Di malam yang dalam ajaran Islam dipercaya lebih baik dari seribu bulan itu juga, pintu dan jendela rumah warga dibiarkan terbuka. Sarat makna memang. Sebab dengan begitu, warga ‘mengundang’ para malaikat untuk masuk ke rumah.
Selain itu, uto atau menanam juga bermakna menanam amal dengan membersihkan jiwa agar kelak hasil tanaman tersebut bisa dipetik di akhirat.
”Guto masih mudah ditemui pada tahun 1990-an. Tetapi setelah tahun 2000, tak semua warga melestarikan Guto. Bahkan generasi yang ada saat ini pun mungkin tak tahu apa itu Guto,” kata Amin dengan nada sesal.

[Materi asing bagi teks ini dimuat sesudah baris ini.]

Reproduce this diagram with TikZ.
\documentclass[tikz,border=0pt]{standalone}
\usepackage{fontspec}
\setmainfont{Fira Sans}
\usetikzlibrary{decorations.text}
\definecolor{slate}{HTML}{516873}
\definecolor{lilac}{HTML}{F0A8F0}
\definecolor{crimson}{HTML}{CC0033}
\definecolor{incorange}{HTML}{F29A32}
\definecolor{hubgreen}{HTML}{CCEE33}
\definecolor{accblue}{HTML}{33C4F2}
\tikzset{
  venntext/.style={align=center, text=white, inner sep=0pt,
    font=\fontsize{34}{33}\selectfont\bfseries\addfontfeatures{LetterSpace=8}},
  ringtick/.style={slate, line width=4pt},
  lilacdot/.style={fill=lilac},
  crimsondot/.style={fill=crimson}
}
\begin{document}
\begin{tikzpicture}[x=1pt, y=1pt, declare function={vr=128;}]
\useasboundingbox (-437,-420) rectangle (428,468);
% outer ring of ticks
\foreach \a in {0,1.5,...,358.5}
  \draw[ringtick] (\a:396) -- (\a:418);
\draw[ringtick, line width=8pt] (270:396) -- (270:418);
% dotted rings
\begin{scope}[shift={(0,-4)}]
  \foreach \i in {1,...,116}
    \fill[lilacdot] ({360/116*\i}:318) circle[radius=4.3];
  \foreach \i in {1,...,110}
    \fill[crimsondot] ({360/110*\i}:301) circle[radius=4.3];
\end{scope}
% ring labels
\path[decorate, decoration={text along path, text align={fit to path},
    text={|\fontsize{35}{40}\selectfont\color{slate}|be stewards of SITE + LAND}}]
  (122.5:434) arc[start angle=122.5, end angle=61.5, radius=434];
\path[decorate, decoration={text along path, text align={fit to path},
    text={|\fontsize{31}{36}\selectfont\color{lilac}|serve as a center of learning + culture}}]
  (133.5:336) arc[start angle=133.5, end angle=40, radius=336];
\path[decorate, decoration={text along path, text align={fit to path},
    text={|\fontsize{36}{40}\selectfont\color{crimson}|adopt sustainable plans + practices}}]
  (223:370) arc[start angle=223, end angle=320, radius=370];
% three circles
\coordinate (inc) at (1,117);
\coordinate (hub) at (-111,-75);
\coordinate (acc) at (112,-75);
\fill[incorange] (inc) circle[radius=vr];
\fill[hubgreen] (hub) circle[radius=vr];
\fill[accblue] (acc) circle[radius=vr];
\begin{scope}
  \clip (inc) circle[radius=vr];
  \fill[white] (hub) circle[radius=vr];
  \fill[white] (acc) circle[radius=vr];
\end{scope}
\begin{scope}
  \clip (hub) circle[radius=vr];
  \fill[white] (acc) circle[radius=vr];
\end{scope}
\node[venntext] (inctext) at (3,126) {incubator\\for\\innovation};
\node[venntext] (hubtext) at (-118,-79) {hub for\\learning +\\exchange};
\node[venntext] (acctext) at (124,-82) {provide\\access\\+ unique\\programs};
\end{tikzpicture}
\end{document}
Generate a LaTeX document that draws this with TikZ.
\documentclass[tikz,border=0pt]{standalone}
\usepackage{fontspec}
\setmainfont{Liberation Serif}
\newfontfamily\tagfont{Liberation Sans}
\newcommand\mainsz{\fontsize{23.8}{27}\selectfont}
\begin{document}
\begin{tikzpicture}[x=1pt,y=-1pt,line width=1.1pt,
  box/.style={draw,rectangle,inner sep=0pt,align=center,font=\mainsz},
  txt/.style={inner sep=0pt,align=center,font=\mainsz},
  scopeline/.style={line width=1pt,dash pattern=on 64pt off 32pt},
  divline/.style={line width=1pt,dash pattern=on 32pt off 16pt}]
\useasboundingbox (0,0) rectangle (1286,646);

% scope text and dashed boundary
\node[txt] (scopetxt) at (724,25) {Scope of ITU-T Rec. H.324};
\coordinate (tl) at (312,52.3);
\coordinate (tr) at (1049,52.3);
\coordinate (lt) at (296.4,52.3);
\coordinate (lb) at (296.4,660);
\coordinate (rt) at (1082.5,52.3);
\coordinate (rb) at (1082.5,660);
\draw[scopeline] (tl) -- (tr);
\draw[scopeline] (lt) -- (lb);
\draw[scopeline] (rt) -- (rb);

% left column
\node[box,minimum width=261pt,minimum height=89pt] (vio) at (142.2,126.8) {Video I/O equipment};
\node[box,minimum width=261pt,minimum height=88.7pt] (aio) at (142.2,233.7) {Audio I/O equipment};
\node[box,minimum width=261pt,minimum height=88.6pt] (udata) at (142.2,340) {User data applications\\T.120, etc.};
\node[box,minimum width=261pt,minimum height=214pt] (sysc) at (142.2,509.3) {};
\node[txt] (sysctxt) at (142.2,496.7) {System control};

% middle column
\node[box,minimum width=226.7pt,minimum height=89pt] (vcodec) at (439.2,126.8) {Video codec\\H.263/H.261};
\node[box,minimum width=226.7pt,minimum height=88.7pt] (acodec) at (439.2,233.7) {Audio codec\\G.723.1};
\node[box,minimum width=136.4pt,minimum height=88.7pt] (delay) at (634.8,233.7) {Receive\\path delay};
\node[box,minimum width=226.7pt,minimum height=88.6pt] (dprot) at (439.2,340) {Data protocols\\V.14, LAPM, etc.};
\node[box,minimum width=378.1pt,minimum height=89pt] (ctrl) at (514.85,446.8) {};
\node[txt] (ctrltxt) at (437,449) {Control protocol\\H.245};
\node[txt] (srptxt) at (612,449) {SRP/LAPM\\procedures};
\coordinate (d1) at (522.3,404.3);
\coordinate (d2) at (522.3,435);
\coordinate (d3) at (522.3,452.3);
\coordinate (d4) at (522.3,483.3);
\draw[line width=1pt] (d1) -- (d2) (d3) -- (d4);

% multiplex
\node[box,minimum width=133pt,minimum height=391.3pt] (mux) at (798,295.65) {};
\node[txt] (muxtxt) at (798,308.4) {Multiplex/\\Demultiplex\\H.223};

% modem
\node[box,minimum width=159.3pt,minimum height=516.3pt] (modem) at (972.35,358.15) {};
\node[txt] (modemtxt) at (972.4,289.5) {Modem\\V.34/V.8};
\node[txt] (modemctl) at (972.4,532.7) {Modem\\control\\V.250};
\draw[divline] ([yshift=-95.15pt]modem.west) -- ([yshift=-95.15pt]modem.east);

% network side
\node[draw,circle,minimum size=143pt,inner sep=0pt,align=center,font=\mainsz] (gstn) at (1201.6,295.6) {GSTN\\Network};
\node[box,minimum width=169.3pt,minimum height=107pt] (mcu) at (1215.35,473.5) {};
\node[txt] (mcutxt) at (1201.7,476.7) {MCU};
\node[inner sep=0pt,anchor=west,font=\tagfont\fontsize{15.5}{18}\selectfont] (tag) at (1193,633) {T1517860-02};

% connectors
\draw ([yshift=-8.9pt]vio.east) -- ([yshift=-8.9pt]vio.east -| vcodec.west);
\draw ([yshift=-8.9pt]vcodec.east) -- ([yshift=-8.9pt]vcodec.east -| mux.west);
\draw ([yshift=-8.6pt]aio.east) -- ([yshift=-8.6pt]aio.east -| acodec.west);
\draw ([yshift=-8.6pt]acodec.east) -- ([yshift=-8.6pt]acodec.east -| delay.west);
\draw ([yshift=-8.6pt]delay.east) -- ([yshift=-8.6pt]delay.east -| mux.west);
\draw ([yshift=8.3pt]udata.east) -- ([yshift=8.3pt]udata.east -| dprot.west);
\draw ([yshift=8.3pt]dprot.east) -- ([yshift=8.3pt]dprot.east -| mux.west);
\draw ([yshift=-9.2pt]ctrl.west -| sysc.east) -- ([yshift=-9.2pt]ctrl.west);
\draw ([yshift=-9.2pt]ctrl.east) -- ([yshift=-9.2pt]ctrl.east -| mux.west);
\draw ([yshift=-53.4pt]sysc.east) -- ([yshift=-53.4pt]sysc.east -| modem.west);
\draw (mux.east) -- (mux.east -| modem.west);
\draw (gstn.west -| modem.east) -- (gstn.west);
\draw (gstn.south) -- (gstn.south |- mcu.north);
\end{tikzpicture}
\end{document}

Selain memasang Guto, masing-masing warga juga menyiapkan potongan pohon tebu, pisang, dan pohon buah-buahan lainnya di depan rumah mereka. Batangan pohon itu dibuatkan gantungan untuk menggantung ketupat dan beragam jenis makanan lainnya.
”Makanan-makanan tersebut tidak dijual, tapi diberikan kepada orang lain yang menyukainya dengan ikhlas,” ujar Amin.
Apabila seorang warga menyukai makanan yang dipajang tetangganya, ia akan menandai makanan tersebut dengan mengikatkan sapu tangan. Dalam bahasa Tidore, sapu tangan ini disebut songa. Maka makanan tersebut dengan sendirinya menjadi hak milik si pemilik songa.